Contextual LSTM (CLSTM) models for Large scale NLP tasks
Ghosh, Shalini
and
Vinyals, Oriol
and
Strope, Brian
and
Roy, Scott
and
Dean, Tom
and
Heck, Larry
arXiv e-Print archive - 2016 via Local Bibsonomy
Keywords:
dblp
TLDR; The authors propose a Contextual LSTM (CLSTM) model that appends a context vector to input words when making predictions. The authors evaluate the model and Language Modeling, next sentence selection and next topic prediction tasks, beating standard LSTM baselines.
#### Key Points
- The topic vector comes from an internal classifier system and is supervised data. Topics can also be estimated using unsupervised techniques.

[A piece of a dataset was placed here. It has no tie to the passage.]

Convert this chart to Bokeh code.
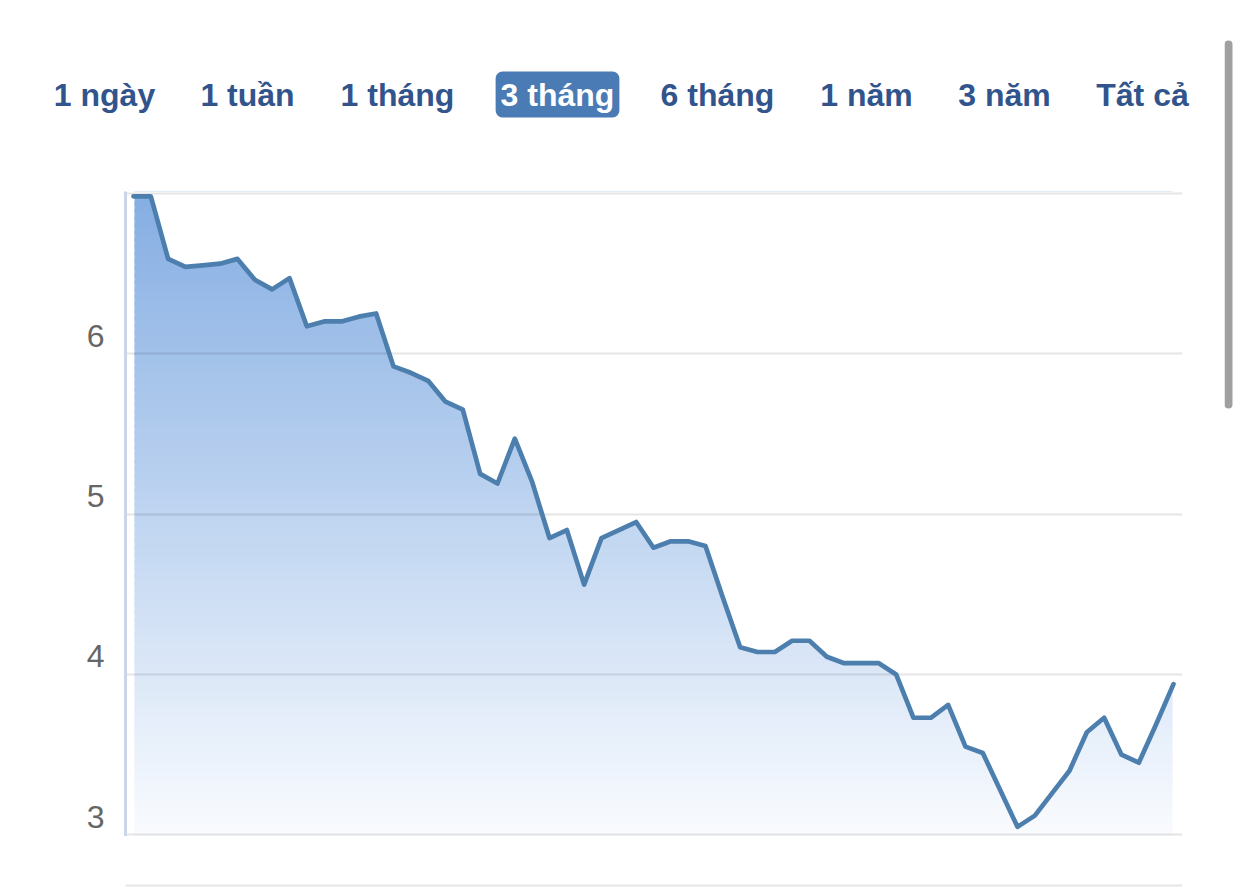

- Topic can be calculated either based on the previous words of the current sentence (SentSegTopic), all words of the previous sentence (PrevSegTopic), and current paragraph (ParaSegTopic). Best CLSTM uses all of them.
- English Wikipedia Dataset: 1400M words train, 177M validation, 178M words test. 129k vocab.
- When current segment topic is present, the topic of the previous sentence doesn't matter.
- Authors couldn't compare to other models that incorporate topics because they don't scale to large-scale datasets.
- LSTMs are a long chain and authors don't reset the hidden state between sentence boundaries. So, a sentence has implicit access to the prev. sentence information, but explicitly modeling the topic still makes a difference.
#### Notes/Thoughts
- Increasing number of hidden units seems to have a *much* larger impact on performance than increasing model perplexity. The simple word-based LSTM model with more hidden units significantly outperforms the complex CLSTM model. This makes me question the practical usefulness of this model.
- IMO the comparisons are somewhat unfair because by using an external classifier to obtain topic labels you are bringing in external data that the baseline models didn't have access to.
- What about using other unsupervised sentence embeddings as context vectors, e.g. seq2seq autoencoders or PV?
- If the LSTM was perfect in modeling long-range dependencies then we wouldn't need to feed extra topic vectors. What about residual connections?